Der Anwalt der Frau forderte in seinem gut zweistündigen Plädoyer einen vollumfänglichen Freispruch. Er sprach von einem massiven Streit am besagten 7. April, von Verletzungen seiner Klientin, die ins Spital musste. Der Freispruch für den Mann sei zwar verbindlich, aber ein solcher gebiete sich auch für die Frau – unter dem Hinweis auf «Vier-Augen-Vorgänge». Er sprach von «formeller Wahrheit» und von «materieller Wahrheit», die anders sei – und von Vermutungen zum Nachteil seiner Mandantin, ja sogar von einer Verletzung des Anklageprinzips. Strafantrag habe der Mann erst nach seinem erfolgten Freispruch gestellt. «In dubio pro reo» gelte auch für sie. Auch machte der Anwalt Verfahrensmängel geltend, unter anderem, weil sie bei ihren ersten Aussagen keinen Verteidiger hatte und im Spital die Verletzungen nicht protokolliert wurden, sie seien zum Teil «übersehen» worden.
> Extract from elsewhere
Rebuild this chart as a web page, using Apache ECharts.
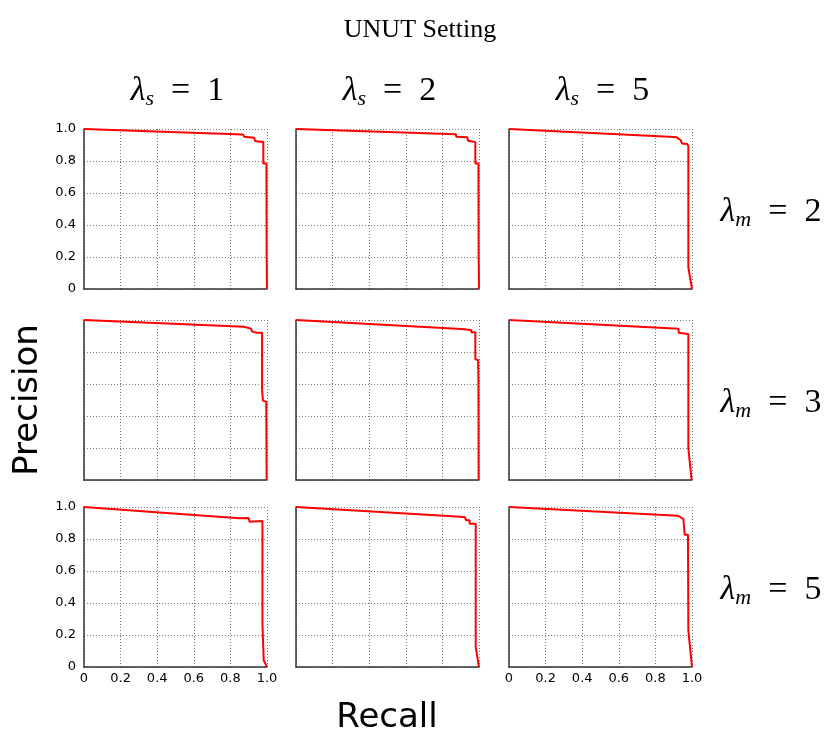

Dokumente ohne Beweiskraft
Bei der Auswertung der Telefonate habe Sorgfalt gefehlt, und bei Einvernahmen sei es wegen Sprachschwierigkeiten zu Missverständnissen gekommen. Unklarheiten bei Aussagen könnten nicht zum Schuldspruch führen, und ihr Mann habe sein Alkoholproblem bagatellisiert. Er sei nicht nur unter Alkoholeinfluss dominant gewesen, der die Erfüllung seiner (sexuellen) Wünsche erfüllt haben wollte. Das sei auch die wenigen Male, in denen sie sich in der besagten Zeit in der Wohnung aufgehalten habe, möglich gewesen. Viele Dokumente seien ohne Beweiskraft und oft Spekulation.